作品名 | 珈琲時光 |
監督 | ホウ・シャオシェン |
制作年・製作国 | 2003年日本作品 |
この作品は、公開中の映画です。映画を見る予定の方は、見終わってからこの記事をお楽しみください
小津安二郎監督の生誕100周年を記念して製作させた本作品。台湾のホウ・シャオシェン監督が、小津作品からインスパイアされた世界観で、現代の東京を描いています。
主人公は、都電が走る東京の下町で一人暮らしをしている陽子。フリーライターの陽子は、台湾出身で日本でも活躍していた音楽家・江文也(コウ・ブンヤ)について今は調べています。台湾での取材旅行から帰ってきたところ、陽子の携帯電話が鳴り出します。
「もしもし、うん、ただいま」
旅行の話から始まって、夏の予定、そして最近見た不気味な夢まで伝える陽子。
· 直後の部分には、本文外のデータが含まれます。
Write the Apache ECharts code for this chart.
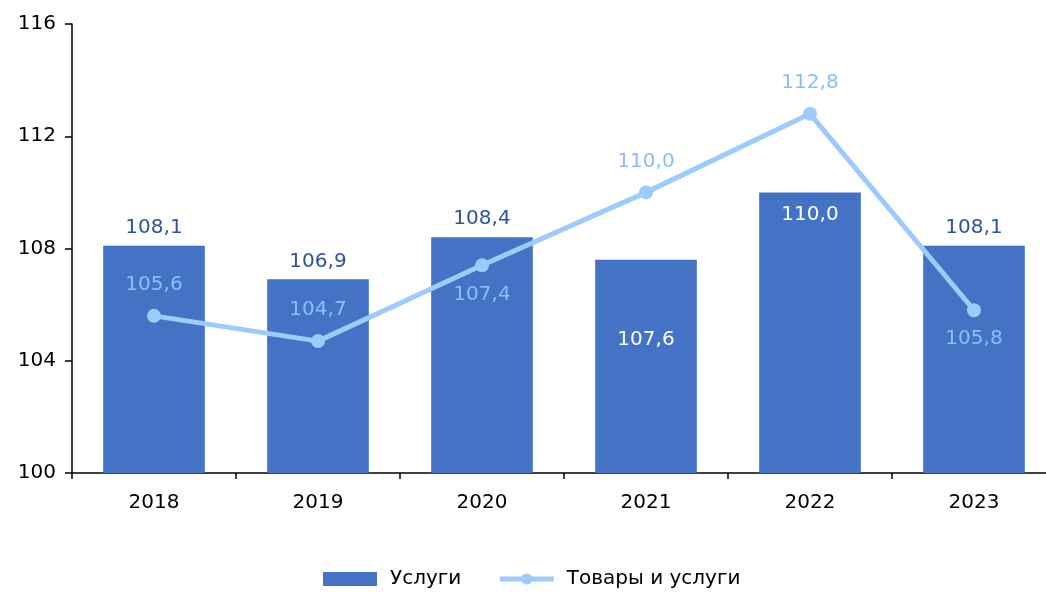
<!DOCTYPE html>
<html><head><meta charset="utf-8">
<script src="https://cdn.jsdelivr.net/npm/echarts@6/dist/echarts.min.js"></script>
<style>html,body{margin:0;padding:0;background:#fff;overflow:hidden;width:1046px;height:596px}#c{width:1056px;height:596px}</style>
</head><body><div id="c"></div>
<script>
const categories = ['2018','2019','2020','2021','2022','2023'];
const services = [108.1, 106.9, 108.4, 107.6, 110.0, 108.1];
const goodsServices = [105.6, 104.7, 107.4, 110.0, 112.8, 105.8];
const yTicks = [100, 104, 108, 112, 116];

const FONT = '"DejaVu Sans", Verdana, sans-serif';
const fmt = v => v.toFixed(1).replace('.', ',');
const insideBarDist = {3: 70, 4: 12};
const belowLine = new Set([2, 5]);

const chart = echarts.init(document.getElementById('c'), null, {renderer: 'canvas'});
chart.setOption({
  animation: false,
  grid: {left: 72, top: 24, right: 0, bottom: 123},
  legend: {
    bottom: 2, left: 318, itemGap: 36, itemWidth: 54, itemHeight: 14,
    textStyle: {fontFamily: FONT, fontSize: 20, color: '#000', padding: [0, 0, 0, 8]},
    data: [
      {name: 'Услуги', icon: 'rect'},
      {name: 'Товары и услуги', lineStyle: {width: 5}}
    ]
  },
  xAxis: {
    type: 'category', data: categories,
    axisLine: {lineStyle: {color: '#000', width: 1.5}},
    axisTick: {show: true, inside: false, length: 6, lineStyle: {color: '#000', width: 1.5}},
    axisLabel: {fontFamily: FONT, fontSize: 20, color: '#000', margin: 20}
  },
  yAxis: {
    type: 'value', min: 100, max: 116, interval: 4,
    splitLine: {show: false},
    axisLine: {show: true, lineStyle: {color: '#000', width: 1.5}},
    axisTick: {show: true, length: 7, lineStyle: {color: '#000', width: 1.5}},
    axisLabel: {fontFamily: FONT, fontSize: 20, color: '#000', margin: 16,
      formatter: v => yTicks.includes(v) ? String(v) : ''}
  },
  series: [
    {
      name: 'Услуги', type: 'bar', barWidth: '62%',
      itemStyle: {color: '#4472C4'},
      data: services.map((v, i) => ({
        value: v,
        label: (i in insideBarDist)
          ? {show: true, position: 'insideTop', distance: insideBarDist[i], color: '#fff'}
          : {show: true, position: 'top', distance: 8, color: '#2F5597'}
      })),
      label: {fontFamily: FONT, fontSize: 20, formatter: p => fmt(p.value)}
    },
    {
      name: 'Товары и услуги', type: 'line',
      symbol: 'circle', symbolSize: 14,
      lineStyle: {color: '#9DCBFB', width: 5},
      itemStyle: {color: '#9DCBFB'},
      data: goodsServices.map((v, i) => ({
        value: v,
        label: belowLine.has(i)
          ? {show: true, position: 'bottom', distance: 12}
          : {show: true, position: 'top', distance: 14}
      })),
      label: {fontFamily: FONT, fontSize: 20, color: '#88BFFA', formatter: p => fmt(p.value)}
    }
  ]
});
</script></body></html>
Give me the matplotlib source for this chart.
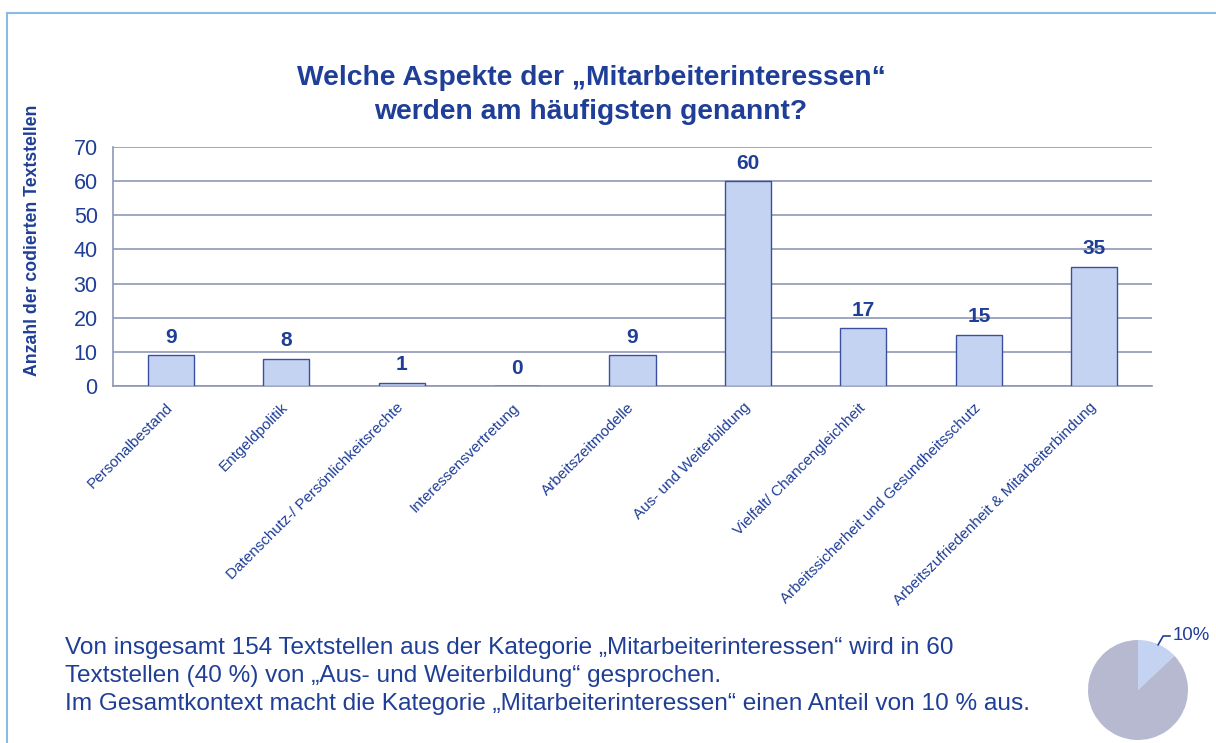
import matplotlib.pyplot as plt
import matplotlib.transforms as mtransforms

# data
categories = ["Personalbestand", "Entgeldpolitik", "Datenschutz-/ Persönlichkeitsrechte",
              "Interessensvertretung", "Arbeitszeitmodelle", "Aus- und Weiterbildung",
              "Vielfalt/ Chancengleichheit", "Arbeitssicherheit und Gesundheitsschutz",
              "Arbeitszufriedenheit & Mitarbeiterbindung"]
counts = [9, 8, 1, 0, 9, 60, 17, 15, 35]
y_ticks = [0, 10, 20, 30, 40, 50, 60, 70]
share_values = [13, 87]   # slice as drawn in the picture
share_label = "10%"

title = "Welche Aspekte der „Mitarbeiterinteressen“\nwerden am häufigsten genannt?"
ylabel = "Anzahl der codierten Textstellen"
note = ("Von insgesamt 154 Textstellen aus der Kategorie „Mitarbeiterinteressen“ wird in 60\n"
        "Textstellen (40 %) von „Aus- und Weiterbildung“ gesprochen.\n"
        "Im Gesamtkontext macht die Kategorie „Mitarbeiterinteressen“ einen Anteil von 10 % aus.")

text_color = "#1F3E97"
bar_fill = "#C5D3F3"
bar_edge = "#3A4F9E"
grid_color = "#8F97B5"

plt.rcParams['font.family'] = ['Liberation Sans', 'DejaVu Sans']

W, H = 1216, 743
fig = plt.figure(figsize=(W / 100, H / 100), dpi=100)

# light blue outer frame (top and left edges)
fig.add_artist(plt.Line2D([7 / W, 7 / W], [0, 1 - 13 / H], color="#8BBBE3", lw=1.5))
fig.add_artist(plt.Line2D([7 / W, 1], [1 - 13 / H, 1 - 13 / H], color="#8BBBE3", lw=1.5))

# main bar chart
ax = fig.add_axes([113 / W, 1 - 386 / H, (1152 - 113) / W, (386 - 147) / H])
x = range(len(categories))
ax.bar(x, counts, width=0.4, color=bar_fill, edgecolor=bar_edge, linewidth=1.0, zorder=3)
ax.set_xlim(-0.5, len(categories) - 0.5)
ax.set_ylim(0, 70)
ax.set_yticks(y_ticks)
ax.set_yticklabels([str(t) for t in y_ticks], fontsize=15.5, color=text_color)
ax.yaxis.grid(True, color=grid_color, lw=1.2, zorder=0)
ax.tick_params(axis="y", length=0, pad=11)
ax.tick_params(axis="x", length=0, pad=9)
ax.set_xticks(list(x))
ax.set_xticklabels(categories, rotation=45, ha="right", rotation_mode="anchor",
                   fontsize=11, color=text_color)
# nudge the slanted labels a little to the left, as in the reference
shift = mtransforms.ScaledTranslation(-5 / 100, -2 / 100, fig.dpi_scale_trans)
for lbl in ax.get_xticklabels():
    lbl.set_transform(lbl.get_transform() + shift)
for side in ["right", "top"]:
    ax.spines[side].set_visible(False)
for side in ["left", "bottom"]:
    ax.spines[side].set_color(grid_color)
    ax.spines[side].set_linewidth(1.2)

for xi, v in zip(x, counts):
    ax.annotate(str(v), (xi, v), xytext=(0, 6), textcoords="offset points",
                ha="center", va="bottom", fontsize=15, fontweight="bold", color=text_color)

fig.text(591 / W, 1 - 95 / H, title, ha="center", va="center", fontsize=20.3,
         fontweight="bold", color=text_color, linespacing=1.42)
fig.text(33 / W, 1 - 240 / H, ylabel, rotation=90, ha="center", va="center",
         fontsize=12.7, fontweight="bold", color=text_color)

fig.text(65 / W, 1 - 676 / H, note, ha="left", va="center", fontsize=17.6,
         color=text_color, linespacing=1.36)

# small pie with share
pax = fig.add_axes([(1138 - 50) / W, 1 - (690 + 50) / H, 100 / W, 100 / H])
pax.pie(share_values, colors=[bar_fill, "#B7B9D0"], startangle=90, counterclock=False,
        wedgeprops=dict(linewidth=0))
pax.set_xlim(-1, 1)
pax.set_ylim(-1, 1)
pax.set_aspect("equal")
pax.annotate(share_label, xy=(0.4, 0.9), xytext=(0.7, 1.08), fontsize=13.4, color=text_color,
             ha="left", va="center",
             arrowprops=dict(arrowstyle="-", color=text_color, lw=1.2, shrinkA=0, shrinkB=0,
                             connectionstyle="angle,angleA=0,angleB=60,rad=0"),
             annotation_clip=False)

fig.savefig("out.png", dpi=100, facecolor="white")
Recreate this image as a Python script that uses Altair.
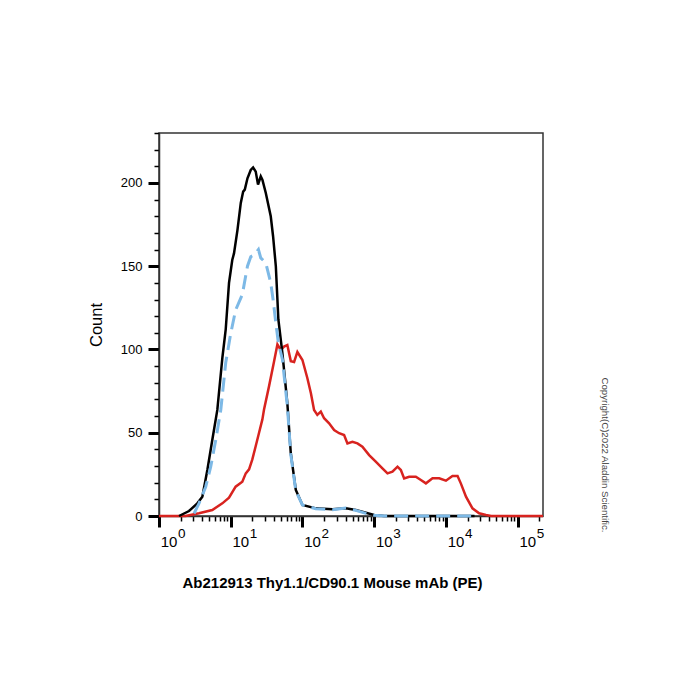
import altair as alt
import pandas as pd

# ---- data ----
black_x = [1.9, 2.62, 3.42, 4.02, 4.72, 5.53, 6.50, 7.64, 8.51, 9.46, 10.5, 11.1, 12.4, 13.8, 14.9,
           15.7, 17.1, 19.0, 20.5, 22.3, 24.0, 26.2, 27.6, 30.8, 36.1, 38.9, 42.5, 46.1, 52.5, 61.5,
           68.7, 80.7, 99.8, 153, 261, 402, 553, 764, 998, 1380, 25000]
black_y = [0, 3, 7.6, 11.6, 27.6, 45.6, 63.7, 95, 112, 140, 153.7, 157.7, 171.7, 188, 194.8,
           196, 202.8, 207.8, 209.3, 206.8, 199, 204, 202, 194, 180, 168, 150, 118, 97.7, 67.7,
           37.6, 15.6, 6.6, 4.6, 4.0, 4.6, 3.6, 2.0, 0.6, 0, 0]

blue_x = [3.08, 3.61, 4.48, 5.26, 6.18, 7.26, 8.51, 10.0, 11.7, 14.5, 17.1, 19.0, 21.1, 24.3, 26.2,
          30.8, 36.1, 38.9, 42.5, 46.1, 52.5, 61.5, 68.7, 80.7, 99.8, 153, 261, 402, 553, 764,
          1000, 1380, 25000]
blue_y = [1.5, 7.6, 17.6, 29.6, 45.6, 63.7, 92, 109.7, 123.7, 133, 150, 155.7, 156.7, 160, 155,
          152, 140, 130, 116, 104, 94, 66, 37, 15, 6.6, 4.4, 3.8, 4.8, 3.4, 1.6,
          0.4, 0, 0]

red_x = [1.0, 2.35, 3.61, 5.53, 7.64, 9.46, 11.7, 14.5, 16.2, 18.0, 20.0, 22.3, 24.8, 27.6, 29.1,
         34.2, 40.2, 44.7, 49.8, 55.3, 61.5, 68.7, 76.4, 84.9, 99.8, 117, 131, 145, 161, 180,
         200, 235, 276, 324, 380, 423, 497, 583, 684, 849, 1050, 1300, 1530, 1795, 2110,
         2350, 2610, 3070, 3800, 4470, 5250, 6490, 8040, 9980, 12300, 14500, 16100, 19000, 23400, 29000,
         36100, 42700, 225000]
red_y = [0, 0, 1.6, 3.6, 7.6, 11, 17.6, 20.6, 25.6, 28, 34, 42, 50, 58, 64,
         78, 93, 103, 99.7, 101.7, 102.7, 93, 92.5, 98.5, 93.7, 82.7, 73.7, 63.7, 60.7, 62.7,
         58.7, 55.7, 51.6, 49.7, 48.6, 43.6, 44.6, 43.6, 41.6, 36.6, 32.6, 28.6, 25.6, 26.6, 29.6,
         27.6, 22.6, 23.6, 23.6, 21.6, 19.6, 22.6, 22.6, 21.2, 24, 24, 19.6, 11.6, 4.6, 1.6,
         0.6, 0, 0]

x_major = [1, 10, 100, 1000, 10000, 100000]
x_exponents = ["0", "1", "2", "3", "4", "5"]
x_ticks = [1, 2, 3, 4, 5, 6, 7, 8, 9,
           10, 20, 30, 40, 50, 60, 70, 80, 90,
           100, 200, 300, 400, 500, 600, 700, 800, 900,
           1000, 2000, 3000, 4000, 5000, 6000, 7000, 8000, 9000,
           10000, 20000, 30000, 40000, 50000, 60000, 70000, 80000, 90000,
           100000, 200000]
y_ticks = list(range(0, 231, 10))

x_title = "Ab212913 Thy1.1/CD90.1 Mouse mAb (PE)"
y_title = "Count"
copyright_text = "Copyright(C)2022 Aladdin Scientific."

# ---- chart ----
W, H = 384, 383
xscale = alt.Scale(type="log", domain=[1, 225000], nice=False)
yscale = alt.Scale(domain=[0, 230], nice=False)

major_test = "indexof([1,10,100,1000,10000,100000], datum.value) >= 0"
xaxis = alt.Axis(
    values=x_ticks, labels=False, grid=False,
    tickSize={"condition": {"test": major_test, "value": 11}, "value": 5},
    tickWidth={"condition": {"test": major_test, "value": 3}, "value": 1.5},
    tickColor="#000", domainColor="#333", domainWidth=1.5,
    title=x_title, titleFontSize=15, titleFontWeight="bold", titleColor="#000",
    titleX=173, titleY=71, titleAlign="center", titleBaseline="alphabetic",
)
yaxis = alt.Axis(
    values=y_ticks, grid=False,
    labelExpr="datum.value % 50 === 0 ? datum.label : ''",
    tickSize={"condition": {"test": "datum.value % 50 === 0", "value": 11}, "value": 5},
    tickWidth={"condition": {"test": "datum.value % 50 === 0", "value": 3}, "value": 1.5},
    tickColor="#000", domainColor="#333", domainWidth=1.5,
    labelFontSize=13, labelColor="#000", labelPadding=6,
    title=y_title, titleFontSize=16.5, titleFontWeight="normal", titleColor="#000", titlePadding=16,
)

def series(xs, ys):
    return pd.DataFrame({"x": xs, "y": ys})

X = alt.X("x:Q", scale=xscale, axis=xaxis)
Y = alt.Y("y:Q", scale=yscale, axis=yaxis)

red = alt.Chart(series(red_x, red_y)).mark_line(color="#d8231f", strokeWidth=2.5).encode(x=X, y=Y)
black = alt.Chart(series(black_x, black_y)).mark_line(color="#000000", strokeWidth=2.5).encode(x=X, y=Y)
blue = alt.Chart(series(blue_x, blue_y)).mark_line(
    color="#7db9e6", strokeWidth=3, strokeDash=[14, 7]).encode(x=X, y=Y)

lab_df = pd.DataFrame({"x": x_major, "base": ["10"] * len(x_major), "exp": x_exponents})
base_labels = alt.Chart(lab_df).mark_text(
    fontSize=15, align="center", baseline="alphabetic", dx=10, color="#000"
).encode(x=X, y=alt.value(H + 31), text="base:N")
exp_labels = alt.Chart(lab_df).mark_text(
    fontSize=13.5, align="left", baseline="alphabetic", dx=19, color="#000"
).encode(x=X, y=alt.value(H + 22), text="exp:N")

copy = alt.Chart(pd.DataFrame({"t": [copyright_text]})).mark_text(
    angle=90, fontSize=9.7, color="#444", align="center", baseline="middle"
).encode(x=alt.value(446), y=alt.value(322), text="t:N")

chart = alt.layer(red, black, blue, base_labels, exp_labels, copy).properties(
    width=W, height=H,
    autosize=alt.AutoSizeParams(type="none"),
    padding={"left": 159, "top": 133, "right": 157, "bottom": 184},
).configure(font="Liberation Sans").configure_view(stroke="#333", strokeWidth=1.5)

chart.save("out.html", embed_options={"renderer": "svg", "actions": False})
相手は、古書店を営む友人の肇でした。肇とは、仕事の資料を探すため古書店街を訪れているうちに親しくなったのです。恋人ではないけれども、不思議と自分の考えていることを何でも話せる特別な相手。陽子はさっそく、肇の店を訪ねます。
肇は江文也についての資料を取り寄せておいてくれたのでした。陽子はそんな肇への御礼も含めて、台湾のお土産を渡します。
その足でお墓参りのため、実家の高崎へと向かう陽子。駅に着くと父親が迎えに来てくれていました。久しぶりに実家でのんびり過ごす陽子の姿を、両親は微笑ましく見守っていました。しかし陽子は突然、そんな穏やかな空気をかき乱す告白をします。妊娠している、と。両親はあまりの驚きに言葉も出ませんでした。そのボーイフレンドとの結婚は考えられないという陽子。
彼からも時折連絡はありますが、時間があると電話してしまうのは肇のほう。他愛もない夢の話を真剣に聞いてくれる肇。
「それが伝えたくて、電話しちゃった」
夢の既視感の原因を肇に伝え、陽子はそれだけで満足して電話を切ったり。また、ある時は仕事中に電話をして
「今、高円寺だから、御茶ノ水で待ち合わせしようよ」
と、肇と会う約束を取り付ける陽子。こんなふうに陽子と肇はしょっちゅう、携帯電話で連絡を取り合っています。電話が通じない時には
「どこにいるかと思って電話しました。これを聞いたら電話ください」
と肇の携帯の留守電にメッセージまで残して。でも、恋人同士ではない二人。陽子の妊娠という現実を抱えながら、二人の関係はどのように変化していくのでしょう。淡々とした日常に、静かに波紋を落としながら物語は続いていきます。
陽子を演じたのは、デビュー曲「もらい泣き」で有名な一青窃さん。映画初出演とは思えない堂々とした演技を見せています。数多く登場する携帯電話での会話の場面はとても自然で、一人暮らしの女の子の普段着の生活を覗いているよう。台湾人のホウ・シャオシェン監督が、そんなリアリティのある東京の風景を見事に映し出した作品です。